Die "Hilfe zur Selbsthilfe" ist Bestandteil nahezu aller Maßnahmen, und es wird besonders
darauf geachtet, gemeinsam mit den geförderten lokalen Behörden und Institutionen
nachhaltige Strukturen in den Zielländern aufzubauen.

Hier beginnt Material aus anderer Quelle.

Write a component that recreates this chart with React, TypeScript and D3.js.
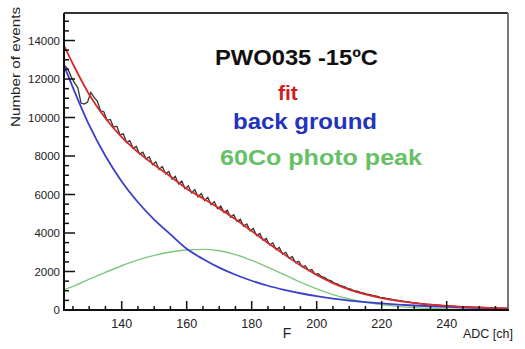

Seine Kulturarbeit für Südosteuropa koordiniert das Bundesministerium für auswärtige
Angelegenheiten mit den zahlreichen Initiativen des Bundesministerium für Bildung,
Wissenschaft und Kultur für Aus - und Fortbildungsprojekte (z.B. Aktionsprogramme des
Bundesministerium für Bildung, Wissenschaft und Kultur für Serbien und Montenegro), mit
den Initiativen der Stadt Wien (z.B. Kulturwoche in Belgrad im Frühjahr 2001) und mit den
Projekten des Instituts für den Donauraum und Mitteleuropa (z.B. Dialogkonferenzen
Albanien, Kroatien, Bulgarien und universitäre Zusammenarbeit mit Serbien). Die
kulturelle Programmarbeit in den Balkanstaaten
wird schwerpunktmäßig unter dem Begriff
"Culture for Stability" in Kooperation mit den Staaten der Region in allen Sparten
ausgebaut. Für Frühjahr 2001 wird eine Regionaltagung "Österreichische Kulturarbeit in
Südosteuropa" vorbereitet. Anfang April wird gemeinsam mit den Städten Belgrad und
Wien in Belgrad eine Kulturwoche veranstaltet, in deren Rahmen eine Österreichbibliothek
an der Belgrader Universität eröffnet wird. Darüber hinaus werden die
Österreichbibliotheken in der Region weiter ausgebaut (Sarajewo, Novi Sad). Bereits im
Jahr 2000 wurden Bibliotheken in Prishtina und in Shkodra eröffnet. Für 2001 ist neben
Belgrad die Errichtung der ersten Österreichbibliothek in Mazedonien (Bitola) geplant Im
Laufe des Jahres 2001 werden auch auf der Grundlage der jeweils geltenden bilateralen
Kulturabkommen Tagungen der Gemischten Kulturkommissionen mit Bulgarien,
Jugoslawien, Kroatien und Rumänien stattfinden; in diesen Kommissionen arbeitet auf
österreichischer Seite das Bundesministerium für auswärtige Angelegenheiten mit dem
Bundeskanzleramt (Kunstsektion) und mit dem Bundesministerium für Bildung,
Wissenschaft und Kultur zusammen; die Tagungen dienen jeweils der Ausarbeitung und
Abstimmung bilateraler Arbeitsprogramme (Kultur, Bildung, Wissenschaft) für die
folgenden drei Jahre.
Österreich ist somit bereits seit Jahren aktiv am Wiederaufbau bzw. am Aufbau der
zerstörten Wirtschaftsstrukturen in der Balkanregion beteiligt.